The city of Chicopee and surrounding communities rallied together to support our military members, here and abroad. The United Service Organizations helped bridge the outside community with the military members to provide them the support they needed. “The community remembered Desert Storm and Desert Shield,” said Mazick. “Everyone wanted to support our troops.” Friendly’s Ice Cream even donated freezers full of ice cream, he said.

It seemed like there wasn’t an overpass, yard or business window that didn’t have the American Flag proudly displayed. “It reignited our patriotism and showed us how vulnerable we were,” said TSgt. James Bitts, 439th Communication Squadron. It was a wake-up call as a nation. “They woke a sleeping giant,” he said.

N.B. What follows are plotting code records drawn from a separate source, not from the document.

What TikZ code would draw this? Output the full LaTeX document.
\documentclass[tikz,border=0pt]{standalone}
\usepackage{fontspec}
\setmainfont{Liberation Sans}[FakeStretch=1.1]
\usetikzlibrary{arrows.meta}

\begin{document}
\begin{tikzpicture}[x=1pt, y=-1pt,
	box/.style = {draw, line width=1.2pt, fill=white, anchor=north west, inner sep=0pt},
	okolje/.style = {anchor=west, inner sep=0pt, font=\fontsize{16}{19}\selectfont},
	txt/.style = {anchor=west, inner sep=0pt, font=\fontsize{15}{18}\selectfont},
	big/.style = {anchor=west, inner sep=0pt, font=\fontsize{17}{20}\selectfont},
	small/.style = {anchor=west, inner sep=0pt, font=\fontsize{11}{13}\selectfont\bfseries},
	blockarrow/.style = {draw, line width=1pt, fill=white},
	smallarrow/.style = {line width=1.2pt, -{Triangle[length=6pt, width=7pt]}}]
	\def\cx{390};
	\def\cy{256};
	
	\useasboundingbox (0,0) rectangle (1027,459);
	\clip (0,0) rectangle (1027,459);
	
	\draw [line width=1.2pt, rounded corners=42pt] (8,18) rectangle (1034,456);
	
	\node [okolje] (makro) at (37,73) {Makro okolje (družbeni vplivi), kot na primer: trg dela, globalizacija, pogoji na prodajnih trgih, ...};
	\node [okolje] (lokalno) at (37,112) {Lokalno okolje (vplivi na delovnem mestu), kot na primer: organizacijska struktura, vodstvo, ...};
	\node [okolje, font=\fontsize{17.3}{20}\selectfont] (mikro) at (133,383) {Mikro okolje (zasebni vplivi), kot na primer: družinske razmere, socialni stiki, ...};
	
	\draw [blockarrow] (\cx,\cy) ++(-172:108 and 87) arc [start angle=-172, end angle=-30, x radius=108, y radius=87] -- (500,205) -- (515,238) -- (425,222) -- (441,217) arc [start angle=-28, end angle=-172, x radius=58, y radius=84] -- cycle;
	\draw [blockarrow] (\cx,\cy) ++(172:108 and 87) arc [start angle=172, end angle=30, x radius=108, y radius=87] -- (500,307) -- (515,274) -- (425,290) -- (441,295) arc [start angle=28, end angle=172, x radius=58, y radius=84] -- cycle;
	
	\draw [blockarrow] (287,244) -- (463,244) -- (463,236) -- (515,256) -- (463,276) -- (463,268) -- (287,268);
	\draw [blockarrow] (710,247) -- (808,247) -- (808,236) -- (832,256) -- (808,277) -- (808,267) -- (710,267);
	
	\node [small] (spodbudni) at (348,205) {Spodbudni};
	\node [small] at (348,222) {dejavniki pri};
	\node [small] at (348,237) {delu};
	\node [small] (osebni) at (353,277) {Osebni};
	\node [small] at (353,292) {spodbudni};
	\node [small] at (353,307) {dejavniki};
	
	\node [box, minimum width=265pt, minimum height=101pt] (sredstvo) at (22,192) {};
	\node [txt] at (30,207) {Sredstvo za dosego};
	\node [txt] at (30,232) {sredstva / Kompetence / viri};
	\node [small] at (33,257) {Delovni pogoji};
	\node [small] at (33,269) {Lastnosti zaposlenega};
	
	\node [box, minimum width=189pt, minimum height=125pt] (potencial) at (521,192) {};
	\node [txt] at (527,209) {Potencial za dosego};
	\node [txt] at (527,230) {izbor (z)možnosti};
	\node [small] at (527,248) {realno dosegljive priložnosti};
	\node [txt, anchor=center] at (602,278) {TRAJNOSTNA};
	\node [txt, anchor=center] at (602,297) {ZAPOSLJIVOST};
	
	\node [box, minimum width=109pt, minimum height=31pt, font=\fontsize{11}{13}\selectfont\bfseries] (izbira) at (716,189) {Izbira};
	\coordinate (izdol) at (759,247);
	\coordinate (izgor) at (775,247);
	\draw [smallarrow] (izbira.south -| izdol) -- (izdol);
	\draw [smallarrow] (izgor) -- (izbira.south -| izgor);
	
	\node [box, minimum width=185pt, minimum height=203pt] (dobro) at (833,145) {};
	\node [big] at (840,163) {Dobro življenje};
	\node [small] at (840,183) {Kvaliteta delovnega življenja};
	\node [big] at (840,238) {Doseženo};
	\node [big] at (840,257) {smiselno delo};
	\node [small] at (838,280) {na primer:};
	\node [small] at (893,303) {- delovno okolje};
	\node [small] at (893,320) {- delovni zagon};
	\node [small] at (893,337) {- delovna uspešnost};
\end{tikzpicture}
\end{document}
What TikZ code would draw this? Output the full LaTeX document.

There was an enormous shift in military culture and recruitment as well. People were going to the recruiter’s office in droves.

Every month, there were at least 20-25 prior service members who made the decision to re-enlist after being out for several years, said Mazick. “People were returning to do their jobs and anxious to perform because the cause was worthwhile."

“I think it drastically changed the military culture,” said Wieciech. “It felt like the bond got stronger and everyone pulled together more than they had before,” she said.

Since 9/11, Westover has deployed more than 2,000 reservists in support of OEF, ONE, Iraqi Freedom, New Dawn, Resolute Support, and Freedom’s Sentinel, according to base officials.

“Due to 9/11, increased Security and heightened vigilance is now part of our everyday life, whether it is increased physical security at our workplace, schools, highways, or airports,” said Grady.